Specifically, I'd use tools like Diff and Checksum to compare data across databases after operations are performed. We could also leverage techniques like shadow reads (reading from multiple databases and comparing) and audit logging to identify inconsistencies. Additionally, integration tests focusing on specific business workflows would validate end-to-end data consistency, ensuring that data flows correctly and consistently across the distributed system. For instance, consider using SELECT checksum_agg(binary_checksum(*)) FROM your_table; on each database and comparing the results.

4. What strategies would you use to test the security vulnerabilities of a payment gateway integration?

Testing a payment gateway integration for security vulnerabilities requires a multi-faceted approach. Key strategies include: input validation testing (ensuring data sent to the gateway is sanitized and validated to prevent injection attacks), authentication and authorization testing (verifying secure authentication mechanisms and proper access controls to prevent unauthorized access), and session management testing (assessing session security to prevent hijacking). We should also perform cryptographic testing, examining the encryption methods used for sensitive data transmission (e.g., card details) to ensure they meet industry best practices (e.g., using strong TLS versions and secure cipher suites).

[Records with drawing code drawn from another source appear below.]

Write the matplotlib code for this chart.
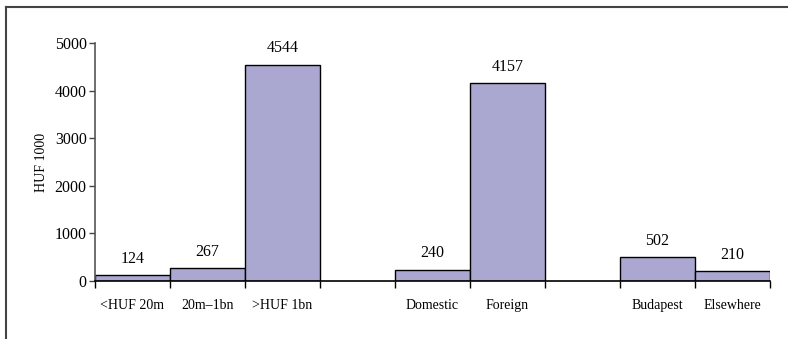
import matplotlib
matplotlib.use("Agg")
import matplotlib.pyplot as plt
from matplotlib.lines import Line2D

# Investment per enterprise, HUF 1000, in three groupings
size_labels = ["<HUF 20m", "20m\u20131bn", ">HUF 1bn"]
size_values = [124, 267, 4544]
owner_labels = ["Domestic", "Foreign"]
owner_values = [240, 4157]
place_labels = ["Budapest", "Elsewhere"]
place_values = [502, 210]

y_ticks = [0, 1000, 2000, 3000, 4000, 5000]
y_label = "HUF 1000"

groups = [(size_labels, size_values), (owner_labels, owner_values), (place_labels, place_values)]

plt.rcParams["font.family"] = ["Liberation Serif", "DejaVu Serif"]

fig = plt.figure(figsize=(7.88, 3.39), dpi=100)
ax = fig.add_axes([95 / 788, 58 / 339, 675 / 788, 238 / 339])

bar_color = "#aaa8d1"
pos = 0
centers, labels = [], []
for gi, (labs, vals) in enumerate(groups):
    if gi > 0:
        pos += 1  # empty slot between groups
    for lab, val in zip(labs, vals):
        x = pos + 0.5
        ax.bar(x, val, width=1.0, color=bar_color, edgecolor="black", linewidth=1.0)
        ax.annotate(str(val), (x, val), xytext=(0, 9), textcoords="offset points",
                    ha="center", va="baseline", fontsize=11.5)
        centers.append(x)
        labels.append(lab)
        pos += 1

ax.set_xlim(0, pos)
ax.set_ylim(0, 5000)

ax.set_xticks(centers)
ax.set_xticklabels(labels, fontsize=10)
ax.set_xticks(range(0, pos + 1), minor=True)
ax.tick_params(axis="x", which="major", length=0, pad=13)
ax.tick_params(axis="x", which="minor", length=5, width=1, direction="out")

ax.set_yticks(y_ticks)
ax.tick_params(axis="y", length=4, width=1, pad=2, labelsize=11.5, color="#444444")
ax.set_ylabel(y_label, fontsize=10, labelpad=5)

for side in ("top", "right"):
    ax.spines[side].set_visible(False)
ax.spines["left"].set_color("#555555")
ax.spines["left"].set_linewidth(1.2)
ax.spines["bottom"].set_color("black")
ax.spines["bottom"].set_linewidth(1.2)

# frame lines along the left and top edges of the figure
fig.add_artist(Line2D([6 / 788, 6 / 788], [0, 1 - 7 / 339], transform=fig.transFigure,
                      color="#444444", linewidth=1.5))
fig.add_artist(Line2D([6 / 788, 1], [1 - 7 / 339, 1 - 7 / 339], transform=fig.transFigure,
                      color="#444444", linewidth=1.5))

fig.savefig("out.png", dpi=100)
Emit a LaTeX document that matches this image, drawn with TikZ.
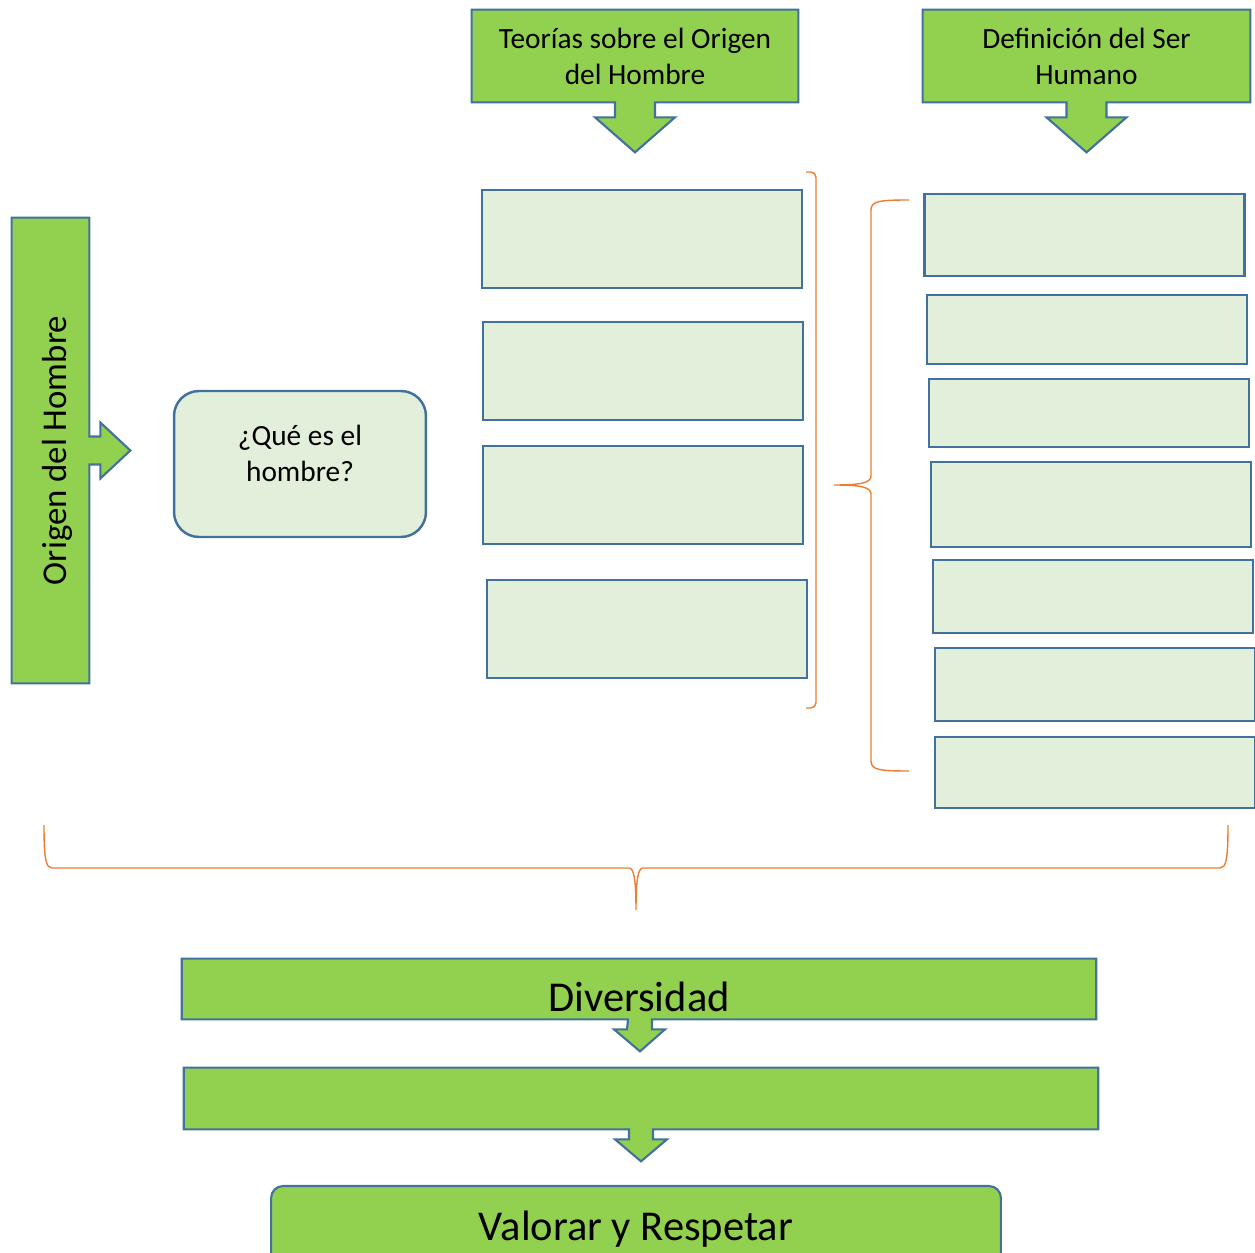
\documentclass[tikz,border=0pt]{standalone}
\usepackage{fontspec}
\setmainfont{Carlito}
\usetikzlibrary{calc,backgrounds}

\definecolor{boxgreen}{RGB}{146,208,80}
\definecolor{paleg}{RGB}{226,239,218}
\definecolor{edgeblue}{RGB}{65,113,156}
\definecolor{braceorange}{RGB}{237,125,49}

\begin{document}
\begin{tikzpicture}[x=0.02cm, y=-0.02cm,
    callout/.style={fill=boxgreen, draw=edgeblue, line width=1.2pt},
    calltext/.style={align=center, font=\fontsize{16.7}{20.5}\selectfont},
    emptybox/.style={fill=paleg, draw=edgeblue, line width=1.4pt, minimum width=6.4cm},
    brace/.style={draw=braceorange, line width=0.8pt}]
  \useasboundingbox (0,0) rectangle (1255,1253);

  \node[calltext, minimum width=6.52cm, minimum height=1.84cm] (teorias) at (635,56) {Teorías sobre el Origen\\del Hombre};
  \node[calltext, minimum width=6.54cm, minimum height=1.84cm] (definicion) at (1086.5,56) {Definición del Ser\\Humano};
  \node[minimum width=1.54cm, minimum height=9.3cm] (origen) at (50.5,450.5) {\hspace{8pt}\rotatebox{90}{\fontsize{19.8}{24}\selectfont Origen del Hombre}};
  \node[calltext, fill=paleg, draw=edgeblue, line width=1.4pt, rounded corners=0.5cm, minimum width=5.04cm, minimum height=2.92cm, text depth=12.5pt] (que) at (300,464) {¿Qué es el\\hombre?};

  \node[emptybox, minimum height=1.96cm] (t1) at (642,239) {};
  \node[emptybox, minimum height=1.96cm] (t2) at (643,371) {};
  \node[emptybox, minimum height=1.96cm] (t3) at (643,495) {};
  \node[emptybox, minimum height=1.96cm] (t4) at (647,629) {};

  \node[emptybox, minimum height=1.64cm] (d1) at (1084.5,235) {};
  \node[emptybox, minimum height=1.38cm] (d2) at (1087,329.5) {};
  \node[emptybox, minimum height=1.36cm] (d3) at (1089,413) {};
  \node[emptybox, minimum height=1.7cm] (d4) at (1091,504.5) {};
  \node[emptybox, minimum height=1.46cm] (d5) at (1093,596.5) {};
  \node[emptybox, minimum height=1.46cm] (d6) at (1095,684.5) {};
  \node[emptybox, minimum height=1.42cm] (d7) at (1095,772.5) {};

  \draw[brace, rounded corners=3] (806,172) -- (816,172) -- (816,708) -- (806,708);
  \draw[brace] (909,200) .. controls (880,200) and (871,201) .. (871,210) -- (871,476)
    .. controls (871,483) and (860,485) .. (834,485) .. controls (860,485) and (871,487) .. (871,494)
    -- (871,761) .. controls (871,770) and (880,771) .. (909,771);
  \draw[brace] (44,825) .. controls (44,860) and (46,868) .. (52,868) -- (629,868)
    .. controls (634,868) and (636,880) .. (636,910) .. controls (636,880) and (638,868) .. (643,868)
    -- (1220,868) .. controls (1226,868) and (1228,860) .. (1228,825);

  \node[minimum width=18.28cm, minimum height=1.2cm, text height=26pt, text depth=0pt, font=\fontsize{24.2}{29}\selectfont] (diversidad) at (639,989) {Diversidad};
  \node[minimum width=18.28cm, minimum height=1.22cm] (medio) at (641,1098.5) {};
  \node[callout, rounded corners=0.24cm, minimum width=14.6cm, minimum height=1.72cm, font=\fontsize{24.2}{29}\selectfont] (valorar) at (636,1229) {Valorar y Respetar};

  \begin{scope}[on background layer]
    \draw[callout] (teorias.north west) -- (teorias.north east) -- (teorias.south east) -- ($(teorias.south)+(20,0)$) -- ++(0,15) -- ++(20,0) -- ($(teorias.south)+(0,50)$) -- ($(teorias.south)+(-40,15)$) -- ++(20,0) -- ($(teorias.south)+(-20,0)$) -- (teorias.south west) -- cycle;
    \draw[callout] (definicion.north west) -- (definicion.north east) -- (definicion.south east) -- ($(definicion.south)+(20,0)$) -- ++(0,15) -- ++(20,0) -- ($(definicion.south)+(0,50)$) -- ($(definicion.south)+(-40,15)$) -- ++(20,0) -- ($(definicion.south)+(-20,0)$) -- (definicion.south west) -- cycle;
    \draw[callout] (origen.north west) -- (origen.north east) -- ($(origen.east)+(0,-14)$) -- ++(11,0) -- ++(0,-14) -- ($(origen.east)+(41,0)$) -- ($(origen.east)+(11,28)$) -- ++(0,-14) -- ($(origen.east)+(0,14)$) -- (origen.south east) -- (origen.south west) -- cycle;
    \draw[callout] (diversidad.north west) -- (diversidad.north east) -- (diversidad.south east) -- ($(diversidad.south)+(13,0)$) -- ++(0,10) -- ++(13,0) -- ($(diversidad.south)+(1,32)$) -- ($(diversidad.south)+(-25,10)$) -- ++(13,0) -- ($(diversidad.south)+(-11,0)$) -- (diversidad.south west) -- cycle;
    \draw[callout] (medio.north west) -- (medio.north east) -- (medio.south east) -- ($(medio.south)+(12,0)$) -- ++(0,10) -- ++(14,0) -- ($(medio.south)+(0,32)$) -- ($(medio.south)+(-26,10)$) -- ++(14,0) -- ($(medio.south)+(-12,0)$) -- (medio.south west) -- cycle;
  \end{scope}
\end{tikzpicture}
\end{document}
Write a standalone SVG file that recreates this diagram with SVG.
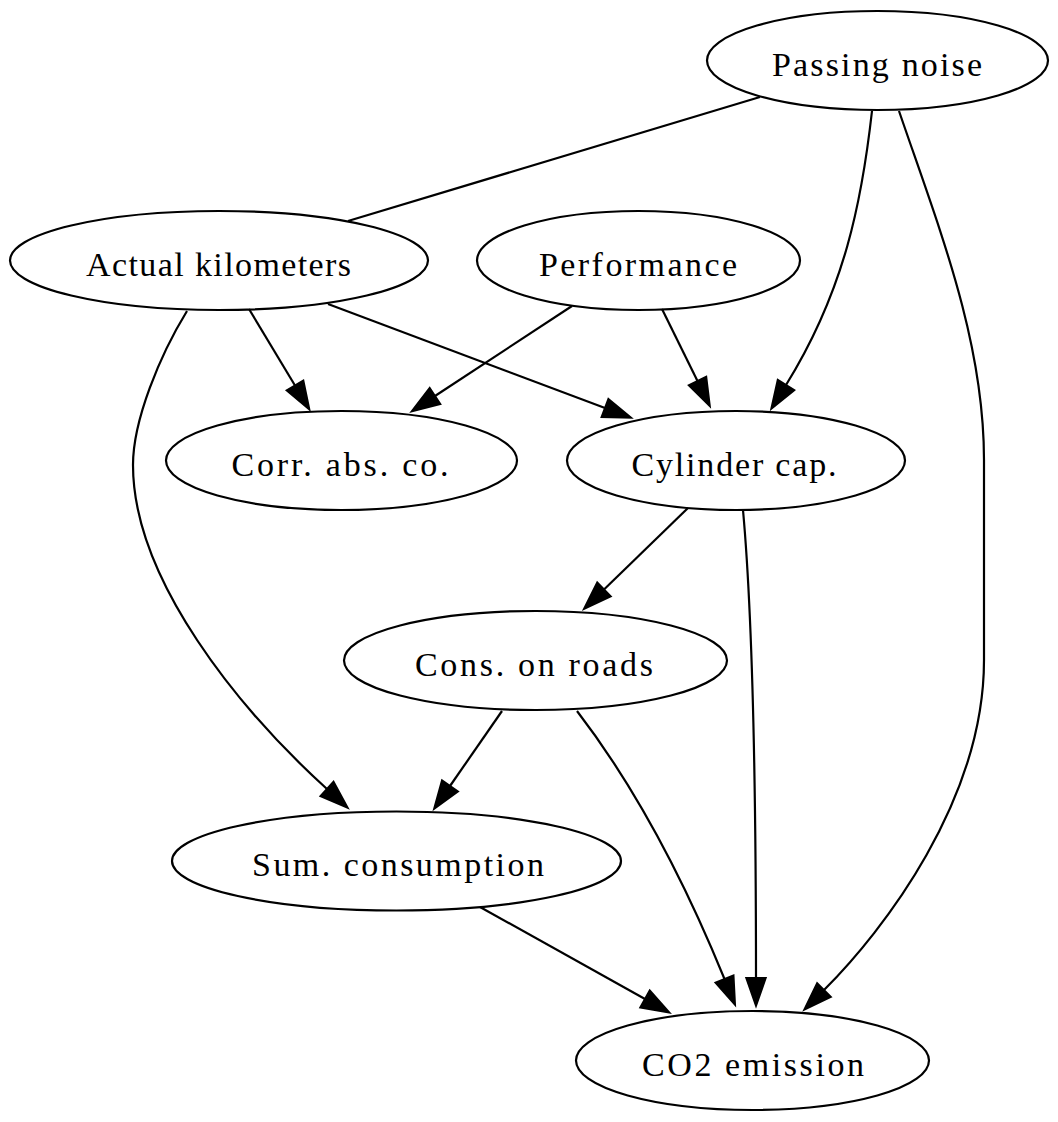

Furthermore, it's critical to conduct vulnerability scanning using automated tools to identify common security flaws like XSS, CSRF, and SQL injection vulnerabilities. Penetration testing by security experts simulates real-world attacks to uncover weaknesses. Finally, compliance testing against PCI DSS requirements helps ensure the integration adheres to industry standards for secure payment processing. Code review to analyze the code for potential security flaws is also necessary. We should also test for rate limiting (to prevent brute-force attacks) and denial-of-service vulnerabilities.

5. How would you test a machine learning model that predicts customer churn, focusing on bias and fairness?

To test a churn prediction model for bias and fairness, I would first identify protected attributes like race, gender, or age. Then, I'd analyze the model's performance across these groups, looking at metrics like accuracy, precision, recall, and F1-score for each subgroup. Disparities in these metrics can indicate bias. I would also calculate fairness metrics like demographic parity (equal proportions of positive outcomes across groups) and equalized odds (equal true positive and false positive rates).

Furthermore, I would examine the model's predictions for individual instances, especially near the decision boundary, to see if similar customers from different protected groups are treated differently. Techniques like counterfactual fairness analysis can be helpful here. Code examples would include using libraries like fairlearn in Python to calculate fairness metrics and mitigate bias through techniques like re-weighting or threshold adjusting. Finally, I would perform stress testing by deliberately introducing skewed data related to protected attributes and re-evaluating model performance and fairness metrics.

6. Describe your approach to testing a real-time streaming data pipeline for anomalies.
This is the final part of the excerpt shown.